Simply to acknowledge them.

What surprised me most wasn’t the modality itself.

It was realising how many moments I thought I had processed simply because I’d stopped thinking about them.

My mind had learned to live around those experiences.

My body was still carrying them.

A few weeks ago, I wrote about what the womb can hold, and at the time I thought I understood that our bodies remember.

This experience widened that understanding.

It wasn’t just one part of me carrying one kind of history.

It felt as though my whole body had become an archive.

Not of everything that had happened to me.

But of everything I had never allowed myself to fully feel.

As I sat with that thought, another question surfaced.

Why had my body carried these feelings for so long?

Then another thought came to me.

Maybe it wasn’t holding onto them at all.
Maybe it was holding them for me.

Carrying what I couldn’t carry at the time.

Protecting what I wasn’t yet ready to feel.

Waiting until I could sit beside that younger version of myself instead of moving on without her.

I don’t know if that’s true.

But it is the gentlest explanation I have found.

And somehow, it changed the way I see my body.

She Was There for All of It

We worked through a lot in that session.

And I’ll tell you the truth, because that is what this space is for.

Healing is never finished.

It doesn’t arrive one morning with a neat little bow tied around it.

Something surfaces.

I meet it.

I sit with it.

I learn from it.

And then life has a way of revealing the next layer when I’m ready.

What I learnt that day was this.

Someone can hold space for you. They can gently guide you and ask the questions that help you see yourself more clearly.

But no one can feel your feelings for you.

No one can release what your heart is still holding.

That part belongs to us.

There comes a moment when we have to stop outrunning ourselves.

When we have to listen to the places within us that still ache, instead of pretending they don’t.

Not because we can change the past.

But because we no longer want to carry it in silence.

Some days I can do that.

Some days I still hold on a little longer.

Both have become part of my healing.

This experience has changed the way I speak to my body.

I ask her what she needs from me now.

Some mornings the answer is rest.

Some mornings it’s movement.

Some mornings it’s water.

And some mornings it’s simply to place a hand over my heart and listen.

I recently came across a quote that said, “Speak to every cell in your body.”

Not to criticise it.

Not to fix it.

But to speak love into it.

For years, I saw my body as little more than the vessel carrying me through life. I knew I should nourish it, care for it, and move it, but our relationship was practical rather than personal.

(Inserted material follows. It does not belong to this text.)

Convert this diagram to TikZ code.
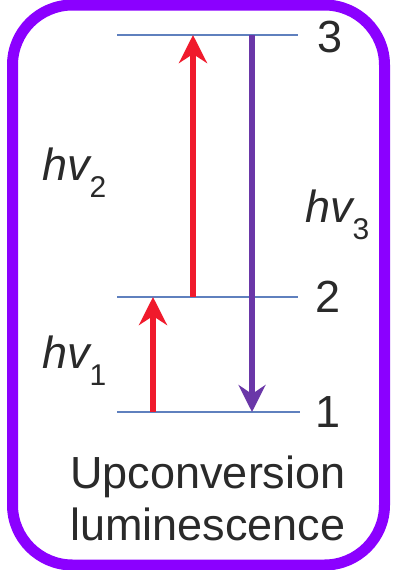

I never thought to know my body, only to look after it.

Now I wonder if she has been my closest companion all along.

She was there for every goodbye, every disappointment, every swallowed sentence, and every frightened night.

While I was busy trying to move forward, she quietly carried what I left behind.

She held what I couldn’t emotionally carry until I was finally ready to come back for it.

Maybe healing isn’t asking our bodies to forget.

Maybe healing begins the moment we stop seeing our bodies as something to fight against...

...and start thanking them for carrying us through the moments we couldn’t carry on our own.